The majority of early efforts by recruiting leaders struggled to produce meaningful and measurable results, but from experimentation comes innovation and learning.
The primary driver of failure among early adopters wasn’t lack of interest or individual effort, but rather lack of scale!
Social media erupted as tools to facilitate interaction, and interaction in too many aspects of one’s life can be time consuming and exhausting! Fortunately there is an answer to this problem: don’t do it alone. Use employees to build relationships, and then take advantage of those relationships! It’s the same principle that makes employee referrals the No. 1 source of hire at most firms. Both programs rely on harnessing or leveraging other people’s time (OPT) to contribute to recruiting results. Because the ratio of employees to recruiters is extremely lopsided, using employee’s time results in a quantum increase in network size, visibility, and professional relationships that can drive future recruiting successes.
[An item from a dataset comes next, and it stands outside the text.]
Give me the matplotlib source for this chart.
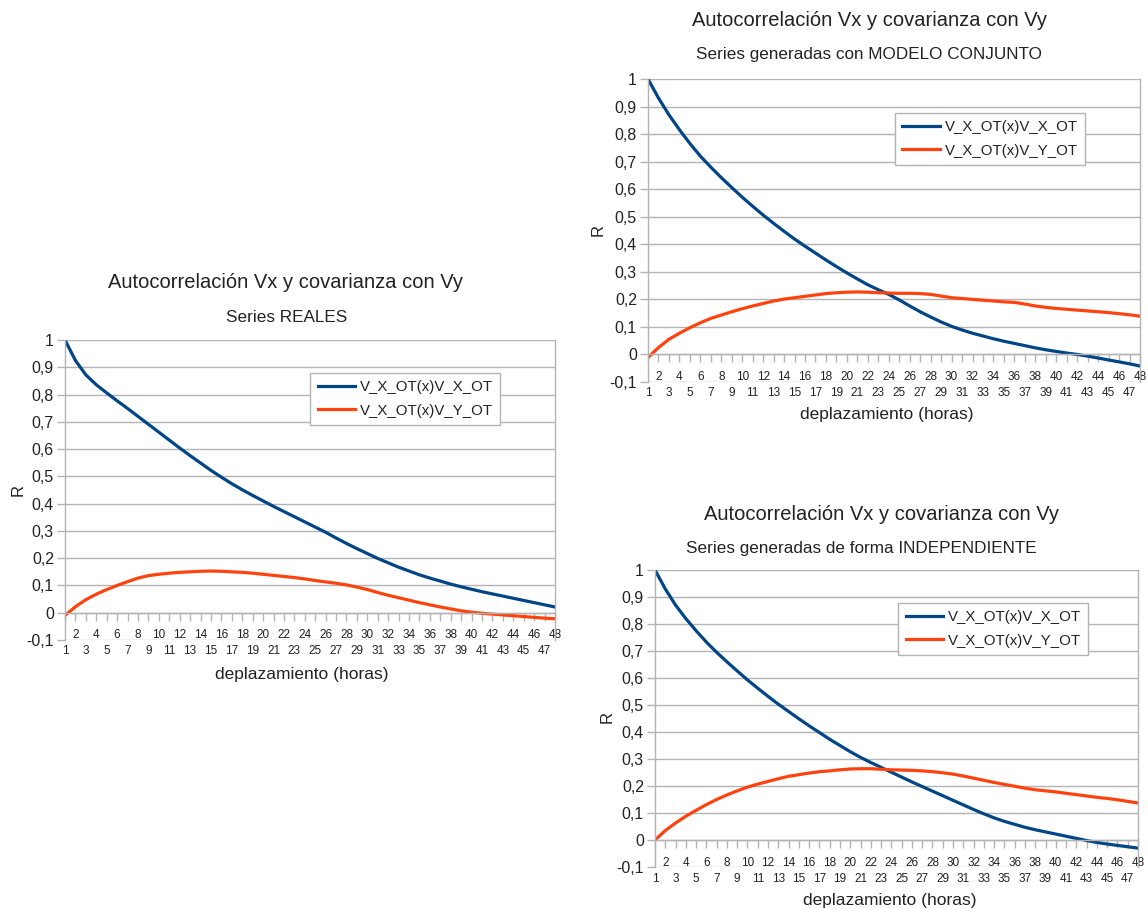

The added benefit: employees are better able to communicate in ways and on topics more valuable to their peers, which makes it easier for them to build successful relationships.
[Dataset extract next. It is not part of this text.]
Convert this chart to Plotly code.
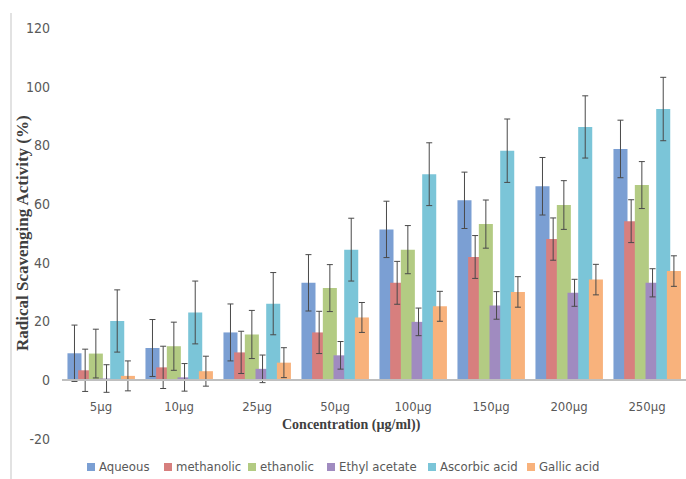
import plotly.graph_objects as go

categories = ["5µg", "10µg", "25µg", "50µg", "100µg", "150µg", "200µg", "250µg"]
series_names = ["Aqueous", "methanolic", "ethanolic", "Ethyl acetate", "Ascorbic acid", "Gallic acid"]

aqueous = [9.2, 11.0, 16.3, 33.2, 51.4, 61.3, 66.1, 78.8]
methanolic = [3.4, 4.4, 9.5, 16.3, 33.2, 42.0, 48.1, 54.2]
ethanolic = [9.1, 11.6, 15.6, 31.4, 44.5, 53.2, 59.7, 66.5]
ethyl_acetate = [0.6, 1.0, 3.9, 8.5, 19.9, 25.5, 29.8, 33.2]
ascorbic = [20.2, 23.1, 26.1, 44.5, 70.2, 78.2, 86.3, 92.4]
gallic = [1.5, 3.1, 6.0, 21.4, 25.2, 30.1, 34.3, 37.2]

aqueous_err = [9.6, 9.7, 9.7, 9.6, 9.6, 9.6, 9.8, 9.8]
methanolic_err = [7.2, 7.2, 7.2, 7.2, 7.3, 7.3, 7.2, 7.3]
ethanolic_err = [8.3, 8.2, 8.2, 8.0, 8.2, 8.2, 8.3, 8.0]
ethyl_acetate_err = [4.7, 4.7, 4.7, 4.7, 4.7, 4.7, 4.6, 4.8]
ascorbic_err = [10.6, 10.7, 10.6, 10.7, 10.7, 10.8, 10.6, 10.8]
gallic_err = [5.1, 5.1, 5.1, 5.1, 5.1, 5.2, 5.2, 5.2]

values = [aqueous, methanolic, ethanolic, ethyl_acetate, ascorbic, gallic]
errors = [aqueous_err, methanolic_err, ethanolic_err, ethyl_acetate_err, ascorbic_err, gallic_err]
colors = ["#7B9FD3", "#D77F7E", "#B3CB83", "#A08BC0", "#7BC5D8", "#F8B27C"]

y_ticks = [-20, 0, 20, 40, 60, 80, 100, 120]
y_tick_labels = ["-20", "0", "20", "40", "60", "80", "100", "120"]

W, H = 686, 479
ML, MR, MT, MB = 62, 0, 28, 40
PW, PH = W - ML - MR, H - MT - MB


def px(xp):
    return (xp - ML) / PW


def py(yp):
    return (H - MB - yp) / PH


fig = go.Figure()
bar_w = 0.18
step = 0.137
start = -0.43
for i, (name, v, e, c) in enumerate(zip(series_names, values, errors, colors)):
    fig.add_trace(go.Bar(
        name=name, x=categories, y=v, showlegend=False,
        marker=dict(color=c, line=dict(width=0)),
        width=bar_w, offset=start + i * step,
        error_y=dict(type="data", array=e, visible=True, color="#4a4a4a",
                     thickness=1, width=3),
    ))

sans = "DejaVu Sans Condensed, Liberation Sans"
fig.update_layout(
    barmode="overlay",
    width=W, height=H,
    margin=dict(l=ML, r=MR, t=MT, b=MB, autoexpand=False),
    paper_bgcolor="white", plot_bgcolor="white",
    showlegend=False,
    xaxis=dict(anchor="free", position=20 / 140, showline=True, linecolor="#BFBFBF",
               linewidth=1.5, ticks="", tickfont=dict(family=sans, size=13, color="#595959"),
               showgrid=False, ticklabelstandoff=14),
    yaxis=dict(range=[-20, 120], tickvals=y_ticks, ticktext=y_tick_labels,
               showgrid=False, zeroline=False,
               showline=False, ticks="", tickfont=dict(family=sans, size=14, color="#595959"),
               ticklabelstandoff=11),
)

fig.add_annotation(text="<b>Concentration (µg/ml))</b>", xref="paper", yref="paper",
                   x=px(351), y=py(425), xanchor="center", yanchor="middle", showarrow=False,
                   font=dict(family="Liberation Serif", size=14, color="#404040"))
fig.add_annotation(text="<b>Radical Scavenging Activity (%)</b>", xref="paper", yref="paper",
                   x=px(23), y=py(233), xanchor="center", yanchor="middle",
                   textangle=-90, showarrow=False,
                   font=dict(family="Liberation Serif", size=17, color="#404040"))
fig.add_shape(type="line", xref="paper", yref="paper",
              x0=px(11), x1=px(11), y0=py(479), y1=py(13),
              line=dict(color="#D9D9D9", width=1.5))

# custom one-row legend
legend_x = [87, 164, 248, 327, 428, 527]
ly = 467
for name, c, lx in zip(series_names, colors, legend_x):
    fig.add_shape(type="rect", xref="paper", yref="paper",
                  x0=px(lx), x1=px(lx + 8), y0=py(ly + 4), y1=py(ly - 4),
                  fillcolor=c, line=dict(width=0))
    fig.add_annotation(text=name, xref="paper", yref="paper", x=px(lx + 10), y=py(ly),
                       xanchor="left", yanchor="middle", showarrow=False,
                       font=dict(family=sans, size=13, color="#595959"))

fig.write_html("out.html", config={"displayModeBar": False},
               post_script="document.body.style.margin='0';document.body.style.overflow='hidden';")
Microsoft’s industry-leading long-term community-building approach, which relies heavily on employee efforts (highlighting employee blogs, displaying ERP advertisement on employee profile pages, etc.), illustrates the direction that recruiting managers should take. Large firms like Google already rely heavily on their employees, and smaller firms have resorted to this employee-centric or employee-centered approach because they simply don’t have a significant recruiting team.
Before you waste a lot of time and effort and become frustrated, shift your recruiters away from doing most social networking and instead toward orchestrating and managing it. Organize your employees, managers, corporate alumni, and even your vendors to become an “army” of social media brand builders and recruiters.
A Close Tie-in With the Employee Referral Program Is Required
The foundation of any social media effort that is employee-centric must be a seamless tie-in with a world-class employee referral program. Without a direct connection, the majority of great prospects your employees identify will never make it into your recruiting process. Nothing frustrates your employees more than putting maximum effort into identifying a superstar who is interested in your firm and then finding out that the organization that asked for their help failed to follow up.
The handoff from employee to recruiter must be smooth and seamless so that the candidate isn’t “dropped” or doesn’t feel like they have been transferred from a caring and highly interested employee to an uncaring recruiter or recruiting process from hell.
To ensure that the back office is ready for your social media effort, audit your referral process for major flaws and ensure that social network referrals are processed in a way consistent with social network users’ expectations. The employee referral process should also be modified to allow employees to provide online profiles in lieu of traditional resumes when they’re not available. You might also add a feature that offers a small reward to network contacts who refer highly desirable names to one of your employees who are part of their network.